— Begin Collected material —
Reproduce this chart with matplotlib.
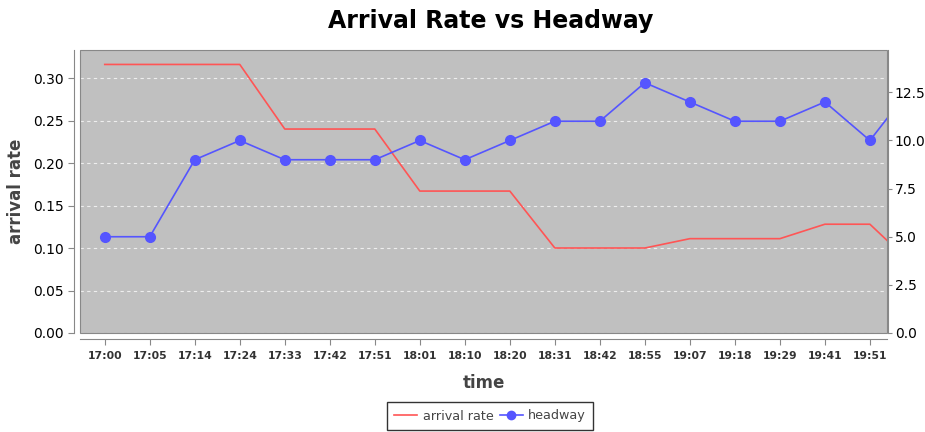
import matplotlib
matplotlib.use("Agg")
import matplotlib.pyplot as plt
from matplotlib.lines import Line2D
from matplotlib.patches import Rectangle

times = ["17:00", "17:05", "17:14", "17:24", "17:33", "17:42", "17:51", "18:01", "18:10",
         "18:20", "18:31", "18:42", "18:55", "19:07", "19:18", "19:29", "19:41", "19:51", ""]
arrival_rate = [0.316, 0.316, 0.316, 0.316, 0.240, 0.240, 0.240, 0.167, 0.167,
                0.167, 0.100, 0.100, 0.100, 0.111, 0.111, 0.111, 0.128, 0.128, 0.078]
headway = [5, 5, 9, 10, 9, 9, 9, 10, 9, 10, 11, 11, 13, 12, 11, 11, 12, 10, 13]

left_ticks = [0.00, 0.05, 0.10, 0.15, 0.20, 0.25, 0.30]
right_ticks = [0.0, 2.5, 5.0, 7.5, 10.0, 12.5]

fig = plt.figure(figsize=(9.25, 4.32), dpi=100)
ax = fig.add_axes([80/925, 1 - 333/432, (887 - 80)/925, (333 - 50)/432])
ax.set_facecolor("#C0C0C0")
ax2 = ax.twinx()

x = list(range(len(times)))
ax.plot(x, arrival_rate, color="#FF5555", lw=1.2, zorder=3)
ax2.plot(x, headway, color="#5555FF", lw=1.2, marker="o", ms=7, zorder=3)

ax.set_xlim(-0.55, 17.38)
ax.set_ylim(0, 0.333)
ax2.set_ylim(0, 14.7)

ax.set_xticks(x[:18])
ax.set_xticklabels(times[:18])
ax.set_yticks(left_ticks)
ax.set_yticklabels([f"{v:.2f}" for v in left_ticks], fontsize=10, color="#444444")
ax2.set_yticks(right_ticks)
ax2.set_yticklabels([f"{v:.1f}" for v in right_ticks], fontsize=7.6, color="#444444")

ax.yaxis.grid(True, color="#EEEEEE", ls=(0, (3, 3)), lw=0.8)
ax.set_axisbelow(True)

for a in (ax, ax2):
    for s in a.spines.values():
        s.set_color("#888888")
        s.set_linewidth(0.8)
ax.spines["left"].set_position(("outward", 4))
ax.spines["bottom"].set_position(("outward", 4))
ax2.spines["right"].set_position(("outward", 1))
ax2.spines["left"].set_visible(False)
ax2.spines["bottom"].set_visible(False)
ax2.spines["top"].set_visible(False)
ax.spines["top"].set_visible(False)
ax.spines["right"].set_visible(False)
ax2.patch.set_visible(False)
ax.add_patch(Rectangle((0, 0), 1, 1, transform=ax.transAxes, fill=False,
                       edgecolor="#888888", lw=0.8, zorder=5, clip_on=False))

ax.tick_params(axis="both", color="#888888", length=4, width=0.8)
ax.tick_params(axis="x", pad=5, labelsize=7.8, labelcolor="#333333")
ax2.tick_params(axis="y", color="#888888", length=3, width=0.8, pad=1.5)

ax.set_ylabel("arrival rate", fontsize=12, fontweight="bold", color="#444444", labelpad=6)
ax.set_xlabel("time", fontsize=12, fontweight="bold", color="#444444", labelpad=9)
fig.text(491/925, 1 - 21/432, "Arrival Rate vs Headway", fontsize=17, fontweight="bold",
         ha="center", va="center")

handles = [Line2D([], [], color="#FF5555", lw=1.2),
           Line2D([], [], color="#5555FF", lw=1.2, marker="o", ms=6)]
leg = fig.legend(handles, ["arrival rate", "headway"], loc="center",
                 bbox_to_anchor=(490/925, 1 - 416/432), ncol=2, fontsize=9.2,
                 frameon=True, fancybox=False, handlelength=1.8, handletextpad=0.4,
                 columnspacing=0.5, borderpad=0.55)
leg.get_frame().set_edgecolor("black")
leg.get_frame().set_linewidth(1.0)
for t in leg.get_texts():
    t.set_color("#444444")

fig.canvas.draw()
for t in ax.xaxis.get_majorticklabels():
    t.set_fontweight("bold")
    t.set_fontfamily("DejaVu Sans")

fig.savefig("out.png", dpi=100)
— End Collected material —
▶ **Problem description**: Search the listing above for the string "matplotlib". Copy every line that contains it.

▶ **Answer to this problem**:
Reproduce this chart with matplotlib.
import matplotlib
matplotlib.use("Agg")
import matplotlib.pyplot as plt
from matplotlib.lines import Line2D
from matplotlib.patches import Rectangle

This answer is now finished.